Ruth Rendell, as in other novels that she has written under the Vine pseudonym, here demonstrates that as a weaver of fiction she can do anything. She can evoke the multifaceted decadence of Swinging London and its sober, bittersweet legacy. She can fashion a plot that is labyrinthine in its complexity without appearing contrived in its exposition. She can render as equally human the blithe amoralist and the earnest benefactor, the bounder without scruple and the bounder who undergoes a change of heart. Most impressively, she can make the horrific seem normal and even, in a poetic sense, necessary.

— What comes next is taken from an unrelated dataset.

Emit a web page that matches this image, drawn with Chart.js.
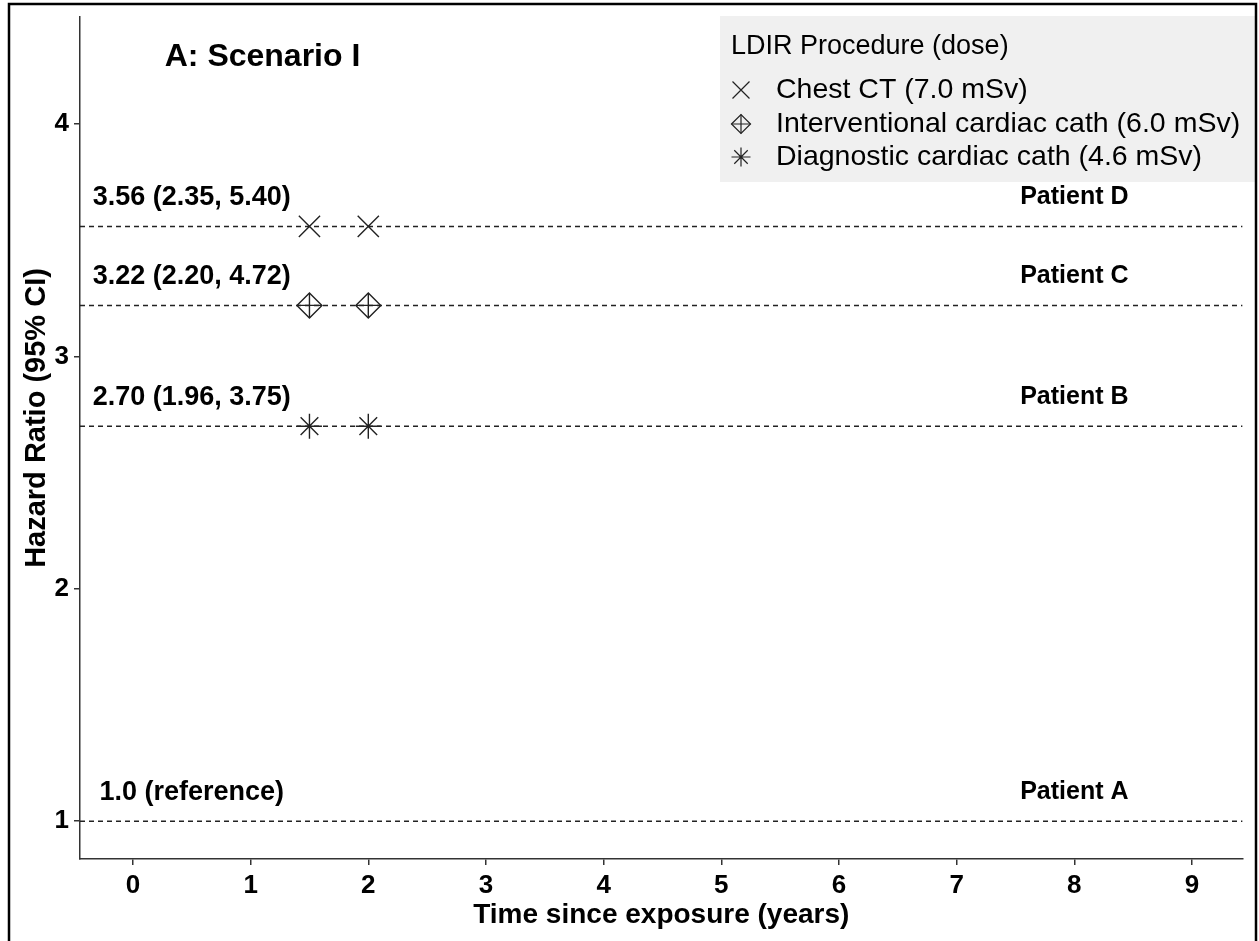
<!DOCTYPE html>
<html>
<head>
<meta charset="utf-8">
<script src="https://cdn.jsdelivr.net/npm/chart.js@4.4.1/dist/chart.umd.min.js"></script>
<style>
  html, body { margin: 0; padding: 0; background: #fff; }
  #wrap { width: 1259px; height: 941px; position: relative; }
</style>
</head>
<body>
<div id="wrap"><canvas id="hr-chart"></canvas></div>
<script>
// data
var exposureTimes = [1.5, 2.0];
var patients = ["Patient A", "Patient B", "Patient C", "Patient D"];
var hazardRatios = [1.0, 2.70, 3.22, 3.56];
var ciLabels = ["1.0 (reference)", "2.70 (1.96, 3.75)", "3.22 (2.20, 4.72)", "3.56 (2.35, 5.40)"];
var procedures = ["Chest CT (7.0 mSv)", "Interventional cardiac cath (6.0 mSv)", "Diagnostic cardiac cath (4.6 mSv)"];
var procedurePatient = [3, 2, 1]; // index into patients for each procedure
var xTicks = [0, 1, 2, 3, 4, 5, 6, 7, 8, 9];
var yTicks = [1, 2, 3, 4];
var xRange = [-0.45, 9.43];
var yRange = [0.837, 4.464];

var FONT = "'Liberation Sans', Arial, sans-serif";
Chart.defaults.font.family = FONT;
Chart.defaults.color = "#000";

var ink = "#222";
var markerStyles = [["crossRot"], ["rectRot", "cross"], ["star"]];
var markerRadius = { crossRot: 15, rectRot: 12.5, cross: 12.5, star: 12.5 };
var legendRadius = { crossRot: 12, rectRot: 9.5, cross: 9.5, star: 9.5 };

var datasets = [];
procedures.forEach(function (name, i) {
  var hr = hazardRatios[procedurePatient[i]];
  markerStyles[i].forEach(function (style) {
    datasets.push({
      type: "scatter",
      label: name,
      data: exposureTimes.map(function (t) { return { x: t, y: hr }; }),
      pointStyle: style,
      pointRadius: markerRadius[style],
      pointHoverRadius: markerRadius[style],
      borderColor: ink,
      backgroundColor: "rgba(0,0,0,0)",
      pointBorderWidth: 1.4,
      showLine: false
    });
  });
});
hazardRatios.forEach(function (hr, i) {
  datasets.push({
    type: "line",
    label: patients[i],
    data: [{ x: xRange[0], y: hr }, { x: xRange[1], y: hr }],
    borderColor: ink,
    borderWidth: 1.5,
    borderDash: [5, 4],
    pointRadius: 0,
    fill: false
  });
});

// text, legend, y title and outer frame
var decorations = {
  id: "decorations",
  afterDatasetsDraw: function (chart) {
    var ctx = chart.ctx, xs = chart.scales.x, ys = chart.scales.y;
    ctx.save();
    ctx.fillStyle = "#000";
    ctx.textBaseline = "middle";
    ctx.textAlign = "center";
    hazardRatios.forEach(function (hr, i) {
      var py = ys.getPixelForValue(hr + 0.125);
      ctx.font = "bold 27px " + FONT;
      ctx.fillText(ciLabels[i], xs.getPixelForValue(0.5), py);
      ctx.font = "bold 25px " + FONT;
      ctx.fillText(patients[i], xs.getPixelForValue(8), py);
    });
    ctx.textAlign = "left";
    ctx.font = "bold 32px " + FONT;
    ctx.fillText("A: Scenario I", xs.getPixelForValue(0.27), ys.getPixelForValue(4.29));

    // y axis title (sits a little above the centre of the axis)
    ctx.save();
    ctx.translate(37, 418);
    ctx.rotate(-Math.PI / 2);
    ctx.textAlign = "center";
    ctx.font = "bold 29px " + FONT;
    ctx.fillText("Hazard Ratio (95% CI)", 0, 0);
    ctx.restore();

    // legend box
    var bx = 720, by = 16, bw = 536, bh = 166;
    ctx.fillStyle = "#f0f0f0";
    ctx.fillRect(bx, by, bw, bh);
    ctx.fillStyle = "#000";
    ctx.font = "27px " + FONT;
    ctx.fillText("LDIR Procedure (dose)", bx + 11, by + 31);
    ctx.font = "28.5px " + FONT;
    var rows = [by + 74, by + 108, by + 141];
    procedures.forEach(function (name, i) {
      ctx.fillStyle = "#000";
      ctx.fillText(name, bx + 56, rows[i]);
      ctx.strokeStyle = ink;
      ctx.fillStyle = "rgba(0,0,0,0)";
      ctx.lineWidth = 1.2;
      markerStyles[i].forEach(function (style) {
        Chart.helpers.drawPoint(ctx, { pointStyle: style, rotation: 0, radius: legendRadius[style], borderWidth: 1.2 }, bx + 21, rows[i]);
      });
    });

    // outer frame
    ctx.strokeStyle = "#000";
    ctx.lineWidth = 2.5;
    ctx.beginPath();
    ctx.moveTo(9, 945);
    ctx.lineTo(9, 4);
    ctx.lineTo(1256, 4);
    ctx.lineTo(1256, 945);
    ctx.stroke();
    ctx.restore();
  }
};

var axisGrid = { display: true, drawOnChartArea: false, drawTicks: true, tickLength: 6, color: "#333", lineWidth: 1.5 };
var axisBorder = { display: true, color: "#333", width: 1.5 };

var myChart = new Chart(document.getElementById("hr-chart").getContext("2d"), {
  type: "scatter",
  data: { datasets: datasets },
  options: {
    responsive: true,
    maintainAspectRatio: false,
    animation: false,
    layout: { padding: { top: 15, right: 10, bottom: 0, left: 0 } },
    plugins: { legend: { display: false }, tooltip: { enabled: false } },
    scales: {
      x: {
        type: "linear",
        min: xRange[0],
        max: xRange[1],
        afterBuildTicks: function (s) { s.ticks = xTicks.map(function (v) { return { value: v }; }); },
        afterFit: function (s) { s.height = 82; s.paddingLeft = 0; s.paddingRight = 0; },
        ticks: { font: { size: 26, weight: "bold" }, color: "#000", padding: 5, autoSkip: false, maxRotation: 0 },
        grid: axisGrid,
        border: axisBorder,
        title: { display: true, text: "Time since exposure (years)", font: { size: 28, weight: "bold" }, color: "#000", padding: { top: 0, bottom: 9 } }
      },
      y: {
        type: "linear",
        min: yRange[0],
        max: yRange[1],
        afterBuildTicks: function (s) { s.ticks = yTicks.map(function (v) { return { value: v }; }); },
        afterFit: function (s) { s.width = 80; s.paddingTop = 0; s.paddingBottom = 0; },
        ticks: { font: { size: 26, weight: "bold" }, color: "#000", padding: 5, autoSkip: false },
        grid: axisGrid,
        border: axisBorder,
        title: { display: false }
      }
    }
  },
  plugins: [decorations]
});
</script>
</body>
</html>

[ADDENDUM: Rendell can also take the highest of high-brow novels and adapt its central device to her own literary ends. Quite explicitly, she borrows the triangle-based structure that undergirds the Henry James masterpiece Wings of a Dove and adapts it to this novel—a work that seems, at first glance, to be just another middlebrow thriller. To say more about that structure would risk spoiling the plot of the Vine novel (and also, by the way, the plot of Death on the Nile, by Agatha Christie).]